In 2007, the EU further extended the ban to include investments in or exports of equipment for the timber, mining and gem industries.
The effectiveness of sanctions can be gauged by studying to what extent they have been successful in changing the behaviour of the military regime.
It is evident that the West's sanctions have not only failed to nudge the military government towards democratic reforms but have also had a negative impact on small and medium businesses, resulting in untold hardships for ordinary citizens.
Two decades of sanctions have left Myanmar with hardly an entrepreneurial class but burdened it with an outmoded economic system. The military itself remains largely impervious to the sanctions.
Despite sanctions and embargoes, it has further consolidated its position in the last two decades, particularly as it can count on substantial revenues from the export of gas. More importantly, Myanmar enjoys excellent relations with its neighbours, which include China and India, two of the world's fastest growing economies.
In practical terms as well, the West's policy of further isolating one of the most isolated countries is counter-productive. The move to discourage tourists from visiting Myanmar and the measures barring investments in labour-intensive industries like garment and textiles have resulted in the loss of livelihood for tens of thousands of workers.
By cutting off investments, the sanctions have not only lowered the living standards of the people but have shut out liberalising influences that foreign contacts bring.

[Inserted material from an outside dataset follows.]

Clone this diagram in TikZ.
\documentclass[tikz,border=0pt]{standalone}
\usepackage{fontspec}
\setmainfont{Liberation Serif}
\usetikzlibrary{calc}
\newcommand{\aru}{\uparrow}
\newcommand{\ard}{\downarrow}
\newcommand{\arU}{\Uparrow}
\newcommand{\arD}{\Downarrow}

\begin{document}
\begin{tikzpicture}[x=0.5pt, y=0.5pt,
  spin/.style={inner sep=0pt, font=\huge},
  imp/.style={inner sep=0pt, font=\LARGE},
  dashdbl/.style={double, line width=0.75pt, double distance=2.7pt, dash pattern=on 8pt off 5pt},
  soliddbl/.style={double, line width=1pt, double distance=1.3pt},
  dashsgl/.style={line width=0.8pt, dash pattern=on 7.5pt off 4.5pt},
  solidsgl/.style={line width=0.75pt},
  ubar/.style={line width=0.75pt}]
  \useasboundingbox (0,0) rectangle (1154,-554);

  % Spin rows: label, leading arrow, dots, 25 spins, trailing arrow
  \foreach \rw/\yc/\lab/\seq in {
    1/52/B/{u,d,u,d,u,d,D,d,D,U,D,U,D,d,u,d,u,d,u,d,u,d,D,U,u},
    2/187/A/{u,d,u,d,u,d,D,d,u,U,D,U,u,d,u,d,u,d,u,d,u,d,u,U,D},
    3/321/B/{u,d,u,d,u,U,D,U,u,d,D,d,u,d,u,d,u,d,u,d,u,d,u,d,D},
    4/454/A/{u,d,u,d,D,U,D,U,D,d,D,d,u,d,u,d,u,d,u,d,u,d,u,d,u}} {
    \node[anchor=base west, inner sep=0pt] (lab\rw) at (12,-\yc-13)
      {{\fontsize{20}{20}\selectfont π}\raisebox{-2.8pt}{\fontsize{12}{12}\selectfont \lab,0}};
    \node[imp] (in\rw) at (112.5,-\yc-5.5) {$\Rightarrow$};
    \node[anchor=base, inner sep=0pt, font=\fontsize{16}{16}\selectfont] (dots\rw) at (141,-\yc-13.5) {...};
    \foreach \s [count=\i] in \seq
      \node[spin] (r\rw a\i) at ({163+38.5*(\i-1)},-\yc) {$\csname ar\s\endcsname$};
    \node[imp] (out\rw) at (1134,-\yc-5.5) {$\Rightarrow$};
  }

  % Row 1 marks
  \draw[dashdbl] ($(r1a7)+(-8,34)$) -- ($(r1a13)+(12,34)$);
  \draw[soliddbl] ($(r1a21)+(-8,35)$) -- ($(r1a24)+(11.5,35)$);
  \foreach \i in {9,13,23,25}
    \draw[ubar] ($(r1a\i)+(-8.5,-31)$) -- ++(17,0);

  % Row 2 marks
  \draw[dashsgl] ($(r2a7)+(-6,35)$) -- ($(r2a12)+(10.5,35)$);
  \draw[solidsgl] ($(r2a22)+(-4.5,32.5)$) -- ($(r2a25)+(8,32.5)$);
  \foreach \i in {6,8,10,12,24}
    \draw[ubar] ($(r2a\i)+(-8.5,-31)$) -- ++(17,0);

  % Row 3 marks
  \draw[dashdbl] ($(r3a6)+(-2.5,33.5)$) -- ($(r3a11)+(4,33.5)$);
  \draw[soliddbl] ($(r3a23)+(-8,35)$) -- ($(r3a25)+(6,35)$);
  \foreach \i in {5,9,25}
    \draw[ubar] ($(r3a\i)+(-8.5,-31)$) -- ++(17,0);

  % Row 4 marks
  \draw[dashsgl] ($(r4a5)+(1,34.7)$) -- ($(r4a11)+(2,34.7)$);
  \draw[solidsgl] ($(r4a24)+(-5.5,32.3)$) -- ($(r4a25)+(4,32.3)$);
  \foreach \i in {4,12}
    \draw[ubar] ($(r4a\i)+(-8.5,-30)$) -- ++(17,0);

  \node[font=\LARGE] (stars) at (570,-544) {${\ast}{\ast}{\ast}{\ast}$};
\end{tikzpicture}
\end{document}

Western countries have gone so far as to block funding from international financial institutions such as the World Bank, the International Monetary Fund and the Asian Development Bank to Myanmar. This uncompromising stand deprives Myanmar of possible funding for infrastructure and other development projects to the tune of US$1.5 billion ($1.98 billion) a year.

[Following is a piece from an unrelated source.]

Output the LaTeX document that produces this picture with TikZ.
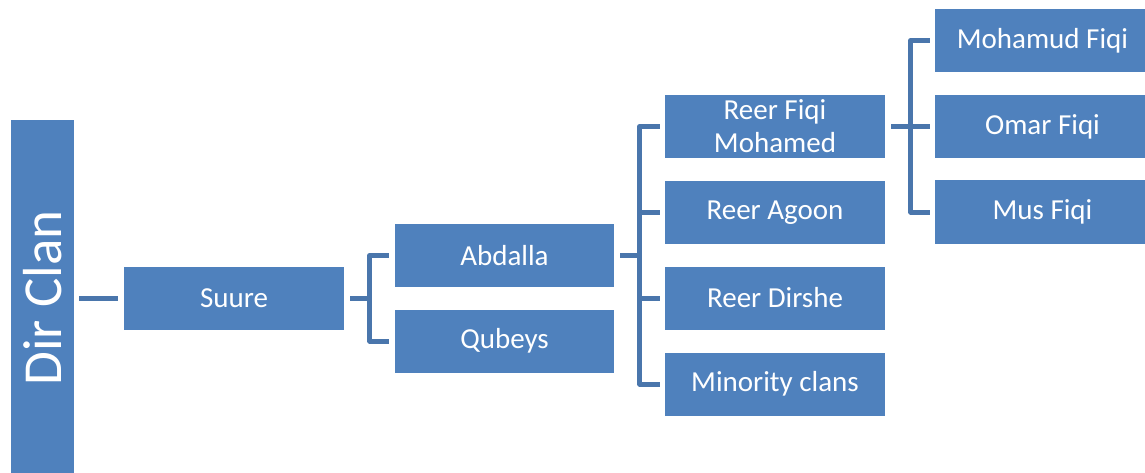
\documentclass[tikz,border=0pt]{standalone}
\usepackage{fontspec}
\setmainfont{Carlito}
\definecolor{boxblue}{HTML}{4F81BD}
\definecolor{linkblue}{HTML}{4A76AC}
\begin{document}
\begin{tikzpicture}[x=1pt,y=-1pt,
  box/.style={fill=boxblue,draw=none,text=white,inner sep=0pt,
    minimum width=220pt,minimum height=63pt,align=center,
    font=\fontsize{29}{33}\selectfont},
  conn/.style={draw=linkblue,line width=5pt,line join=round}]
\useasboundingbox (0,0) rectangle (1145,473);
\clip (0,0) rectangle (1145,473);
% nodes
\node[box,minimum width=63pt,minimum height=356pt] (dir) at (42.5,298)
  {\rotatebox{90}{\fontsize{55}{60}\selectfont Dir Clan}};
\node[box] (suure) at (234,298) {Suure};
\node[box,minimum width=219pt] (abdalla) at (504.5,255.5) {Abdalla};
\node[box,minimum width=219pt] (qubeys) at (504.5,341) {Qubeys};
\node[box] (fiqi) at (775,126.5) {Reer Fiqi\\Mohamed};
\node[box] (agoon) at (775,212.5) {Reer Agoon};
\node[box] (dirshe) at (775,298) {Reer Dirshe};
\node[box] (minority) at (775,384) {Minority clans};
\node[box,minimum width=215pt] (mohamud) at (1042.5,40.5) {Mohamud Fiqi};
\node[box,minimum width=215pt] (omar) at (1042.5,126.5) {Omar Fiqi};
\node[box,minimum width=215pt] (mus) at (1042.5,212) {Mus Fiqi};
% connectors
\draw[conn] ([xshift=5pt]dir.east) -- ([xshift=-6pt]suure.west);
\draw[conn] ([xshift=6pt]suure.east) -- ++(20,0);
\draw[conn] ([xshift=-6pt]abdalla.west) -- ++(-19,0) |- ([xshift=-6pt]qubeys.west);
\draw[conn] ([xshift=6pt]abdalla.east) -- ++(21,0);
\draw[conn] ([xshift=-5pt]fiqi.west) -- ++(-20,0) |- ([xshift=-5pt]minority.west);
\draw[conn] ([xshift=-5pt]agoon.west) -- ++(-20,0);
\draw[conn] ([xshift=-5pt]dirshe.west) -- ++(-20,0);
\draw[conn] ([xshift=6pt]fiqi.east) -- ++(20,0);
\draw[conn] ([xshift=-5pt]mohamud.west) -- ++(-19,0) |- ([xshift=-5pt]mus.west);
\draw[conn] ([xshift=-5pt]omar.west) -- ++(-19,0);
\end{tikzpicture}
\end{document}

It is in the interest of the West to "reset" relations with Myanmar, as it is increasingly evident that the vacuum created by the withdrawal of Western investment is being filled by China, India and Thailand. If the US and the EU do not change course, they will not only miss the opportunity to pursue commercial interests but have no leverage to affect positive change in Myanmar.

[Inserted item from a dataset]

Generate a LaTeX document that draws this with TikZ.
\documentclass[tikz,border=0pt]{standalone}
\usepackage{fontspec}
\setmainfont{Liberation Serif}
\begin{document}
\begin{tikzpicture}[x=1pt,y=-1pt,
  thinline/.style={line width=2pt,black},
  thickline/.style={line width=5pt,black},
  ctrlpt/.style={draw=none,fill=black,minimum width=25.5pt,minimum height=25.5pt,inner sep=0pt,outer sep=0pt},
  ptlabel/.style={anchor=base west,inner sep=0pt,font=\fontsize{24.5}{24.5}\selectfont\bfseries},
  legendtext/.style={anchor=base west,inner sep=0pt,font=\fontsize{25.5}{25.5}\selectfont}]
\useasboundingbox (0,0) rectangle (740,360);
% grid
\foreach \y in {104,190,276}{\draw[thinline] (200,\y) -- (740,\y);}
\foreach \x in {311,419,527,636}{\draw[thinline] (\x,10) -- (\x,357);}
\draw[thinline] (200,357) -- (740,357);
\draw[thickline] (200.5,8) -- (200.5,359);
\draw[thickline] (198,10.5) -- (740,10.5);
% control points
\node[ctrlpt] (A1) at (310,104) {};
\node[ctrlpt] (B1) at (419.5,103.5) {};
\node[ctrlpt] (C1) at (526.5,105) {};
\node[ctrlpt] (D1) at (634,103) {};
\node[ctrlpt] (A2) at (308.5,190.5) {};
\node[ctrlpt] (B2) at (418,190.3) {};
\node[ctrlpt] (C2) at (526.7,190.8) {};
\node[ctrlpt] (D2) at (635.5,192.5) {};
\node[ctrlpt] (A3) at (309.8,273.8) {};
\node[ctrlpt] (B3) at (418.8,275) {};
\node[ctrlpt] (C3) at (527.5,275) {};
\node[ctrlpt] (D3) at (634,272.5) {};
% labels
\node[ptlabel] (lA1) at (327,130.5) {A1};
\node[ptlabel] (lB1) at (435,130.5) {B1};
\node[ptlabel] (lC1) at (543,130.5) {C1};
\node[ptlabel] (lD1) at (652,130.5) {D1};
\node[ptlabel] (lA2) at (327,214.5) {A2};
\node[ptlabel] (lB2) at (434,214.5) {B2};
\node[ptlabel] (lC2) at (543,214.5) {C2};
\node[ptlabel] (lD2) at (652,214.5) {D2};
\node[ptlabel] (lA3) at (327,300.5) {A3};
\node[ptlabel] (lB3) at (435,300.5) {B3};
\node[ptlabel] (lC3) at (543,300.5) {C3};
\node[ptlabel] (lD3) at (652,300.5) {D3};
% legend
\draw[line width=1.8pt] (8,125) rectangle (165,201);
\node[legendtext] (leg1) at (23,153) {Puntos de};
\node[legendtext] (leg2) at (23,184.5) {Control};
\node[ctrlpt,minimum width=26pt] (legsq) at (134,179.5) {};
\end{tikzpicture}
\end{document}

On its part, the new Myanmar administration should seek to allay the concerns of the West on such issues as human rights and forced labour. It should learn from the experience of countries like China, Vietnam and Indonesia which have been adroit in engaging the West.
The success of these countries speaks volumes for a policy of engagement. Trade with one or two neighbours, however promising it may be, is no substitute for contacts with countries and peoples around the globe.
It would be more productive for both the West and Myanmar to turn a new page. The elections in Myanmar and the policy reviews in the US and Europe offer a golden opportunity to move ahead.
Even though many observers believe that the elections in Myanmar are a sham and are convinced that the new government will be nothing but old wine in new bottles, there is reason to hope that the new institutions - two Houses of Parliament and the 14 regional assemblies - will have dynamics of their own.
It is incumbent on the older democracies to help create an environment in Myanmar in which the seeds of democracy will take firm roots. They should start by removing the yoke of sanctions.
Thaung Tun is the former Myanmar Ambassador to the European Union and a visiting senior research fellow at the Institute of South-east Asian Studies.